The lines to be extracted run from the start of the listing through the line containing "x_new = np.arange(i0, i0 + len(new_series))"; copy them exactly and nothing else.

--- DATA ---

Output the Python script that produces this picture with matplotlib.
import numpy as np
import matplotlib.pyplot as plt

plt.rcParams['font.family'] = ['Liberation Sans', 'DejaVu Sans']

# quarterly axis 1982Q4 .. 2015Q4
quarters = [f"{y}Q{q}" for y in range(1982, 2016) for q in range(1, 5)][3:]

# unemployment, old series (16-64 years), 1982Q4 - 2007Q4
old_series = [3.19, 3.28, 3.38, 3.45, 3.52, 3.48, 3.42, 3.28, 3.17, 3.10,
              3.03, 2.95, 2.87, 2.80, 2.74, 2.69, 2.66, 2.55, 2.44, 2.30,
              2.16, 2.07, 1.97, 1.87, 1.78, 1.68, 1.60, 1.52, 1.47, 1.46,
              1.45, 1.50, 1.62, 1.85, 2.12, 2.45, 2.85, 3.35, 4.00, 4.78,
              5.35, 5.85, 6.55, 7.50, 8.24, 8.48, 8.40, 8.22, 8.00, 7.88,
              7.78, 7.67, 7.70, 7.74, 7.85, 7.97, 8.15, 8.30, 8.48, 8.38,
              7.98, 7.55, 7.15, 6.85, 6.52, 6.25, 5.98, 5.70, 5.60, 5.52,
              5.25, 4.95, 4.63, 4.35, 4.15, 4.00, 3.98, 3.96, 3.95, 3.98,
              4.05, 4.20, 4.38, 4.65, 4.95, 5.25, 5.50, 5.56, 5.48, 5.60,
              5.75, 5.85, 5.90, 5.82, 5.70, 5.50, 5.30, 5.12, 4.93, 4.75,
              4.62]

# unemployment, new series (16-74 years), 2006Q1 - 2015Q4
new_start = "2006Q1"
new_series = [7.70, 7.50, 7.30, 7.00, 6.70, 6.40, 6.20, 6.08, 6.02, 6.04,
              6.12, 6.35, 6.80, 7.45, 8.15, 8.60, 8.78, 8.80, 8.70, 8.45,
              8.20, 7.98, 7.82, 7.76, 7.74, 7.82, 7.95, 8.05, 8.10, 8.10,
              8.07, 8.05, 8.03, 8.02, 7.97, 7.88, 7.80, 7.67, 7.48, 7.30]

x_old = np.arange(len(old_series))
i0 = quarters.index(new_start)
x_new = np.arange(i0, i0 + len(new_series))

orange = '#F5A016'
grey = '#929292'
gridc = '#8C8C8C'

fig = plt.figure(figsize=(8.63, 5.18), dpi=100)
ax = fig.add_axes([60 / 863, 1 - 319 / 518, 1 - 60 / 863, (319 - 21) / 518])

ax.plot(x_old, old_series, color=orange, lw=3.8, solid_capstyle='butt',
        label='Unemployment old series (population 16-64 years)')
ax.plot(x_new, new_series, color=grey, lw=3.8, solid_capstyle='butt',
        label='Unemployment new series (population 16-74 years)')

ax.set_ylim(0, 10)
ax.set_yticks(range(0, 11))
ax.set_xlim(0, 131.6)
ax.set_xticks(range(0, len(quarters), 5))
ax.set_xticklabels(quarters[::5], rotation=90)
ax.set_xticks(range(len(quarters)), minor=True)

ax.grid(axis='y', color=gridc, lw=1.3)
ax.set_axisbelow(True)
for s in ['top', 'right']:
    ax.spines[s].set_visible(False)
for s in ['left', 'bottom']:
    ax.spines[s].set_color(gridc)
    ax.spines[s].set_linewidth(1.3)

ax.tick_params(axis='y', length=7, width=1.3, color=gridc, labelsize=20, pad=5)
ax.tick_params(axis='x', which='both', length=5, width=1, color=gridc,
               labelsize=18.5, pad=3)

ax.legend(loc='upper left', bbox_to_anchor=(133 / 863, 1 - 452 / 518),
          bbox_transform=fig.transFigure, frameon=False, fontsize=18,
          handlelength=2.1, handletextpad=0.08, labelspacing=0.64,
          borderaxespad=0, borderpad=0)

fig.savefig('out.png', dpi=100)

---

◆ TASK SOLUTION:
Output the Python script that produces this picture with matplotlib.
import numpy as np
import matplotlib.pyplot as plt

plt.rcParams['font.family'] = ['Liberation Sans', 'DejaVu Sans']

# quarterly axis 1982Q4 .. 2015Q4
quarters = [f"{y}Q{q}" for y in range(1982, 2016) for q in range(1, 5)][3:]

# unemployment, old series (16-64 years), 1982Q4 - 2007Q4
old_series = [3.19, 3.28, 3.38, 3.45, 3.52, 3.48, 3.42, 3.28, 3.17, 3.10,
              3.03, 2.95, 2.87, 2.80, 2.74, 2.69, 2.66, 2.55, 2.44, 2.30,
              2.16, 2.07, 1.97, 1.87, 1.78, 1.68, 1.60, 1.52, 1.47, 1.46,
              1.45, 1.50, 1.62, 1.85, 2.12, 2.45, 2.85, 3.35, 4.00, 4.78,
              5.35, 5.85, 6.55, 7.50, 8.24, 8.48, 8.40, 8.22, 8.00, 7.88,
              7.78, 7.67, 7.70, 7.74, 7.85, 7.97, 8.15, 8.30, 8.48, 8.38,
              7.98, 7.55, 7.15, 6.85, 6.52, 6.25, 5.98, 5.70, 5.60, 5.52,
              5.25, 4.95, 4.63, 4.35, 4.15, 4.00, 3.98, 3.96, 3.95, 3.98,
              4.05, 4.20, 4.38, 4.65, 4.95, 5.25, 5.50, 5.56, 5.48, 5.60,
              5.75, 5.85, 5.90, 5.82, 5.70, 5.50, 5.30, 5.12, 4.93, 4.75,
              4.62]

# unemployment, new series (16-74 years), 2006Q1 - 2015Q4
new_start = "2006Q1"
new_series = [7.70, 7.50, 7.30, 7.00, 6.70, 6.40, 6.20, 6.08, 6.02, 6.04,
              6.12, 6.35, 6.80, 7.45, 8.15, 8.60, 8.78, 8.80, 8.70, 8.45,
              8.20, 7.98, 7.82, 7.76, 7.74, 7.82, 7.95, 8.05, 8.10, 8.10,
              8.07, 8.05, 8.03, 8.02, 7.97, 7.88, 7.80, 7.67, 7.48, 7.30]

x_old = np.arange(len(old_series))
i0 = quarters.index(new_start)
x_new = np.arange(i0, i0 + len(new_series))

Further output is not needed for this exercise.